奶奶盼望的桃紅梨香、瓜果滿園的景象終于在盛夏的六月呈現了。一架架豆角、黃瓜,一簇簇茄子、西紅柿,它們茂盛地生長在籬笆院里。瓜藤上的西瓜和甜瓜也長成了豐滿的果實。這些葳蕤的瓜蔓和甜蜜的瓜果為盛夏的六月增添了風情,也給炎炎的夏日帶來了清涼。
奶奶是勤勞的,也有著智慧的頭腦。一年四季,奶奶都在院內輪作蔬菜。無論是冬天的大白菜,還是秋天的紅辣椒,都是院里的一道風景。奶奶像一位藝術家,用勤勞的雙手編繪著四季的美景,也在那個貧窮的年代創造著詩意的幸福生活。

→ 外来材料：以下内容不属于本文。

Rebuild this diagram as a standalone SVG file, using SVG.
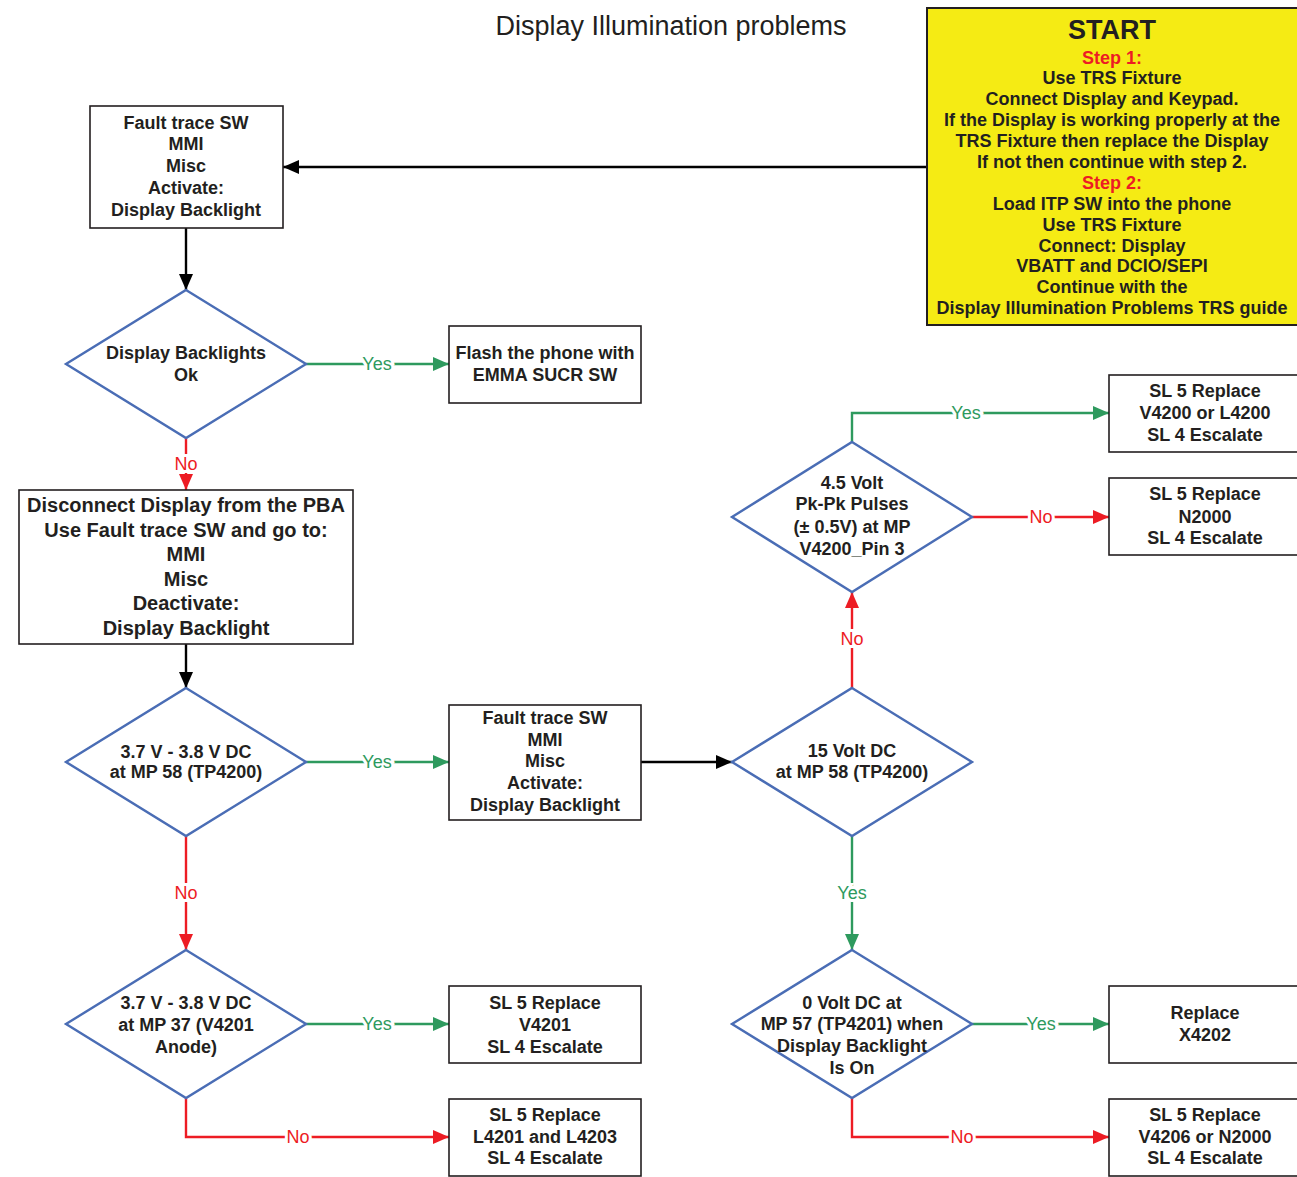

在許多年里,籬笆都是村野的象征、田園的圖畫。那種自然粗放的欹斜姿態給貧窮的鄉村提供了多少物質,也給農民帶來了精神上的詩意。奶奶的籬笆院,我的籬笆院,籬笆院內的南瓜花,還有南瓜花下蛐蛐的叫聲、泥蛙的叫聲……這一幕幕,深深地嵌進了我的記憶里。
魯迅先生寫有一篇回憶他童年妙趣生活的文章—《從百草園到三味書屋》,而奶奶的籬笆院就是我童年的“百草園”。
幾十年的光陰一晃就過去了。如今的故鄉,家家小樓房,水泥村道通門前。房前屋后再也見不到那種果樹飄香、蔬菜滿園的籬笆院了。但奶奶的籬笆院經常會在我夢里閃現,并留下許多關于農村的思考和對故鄉的遐想。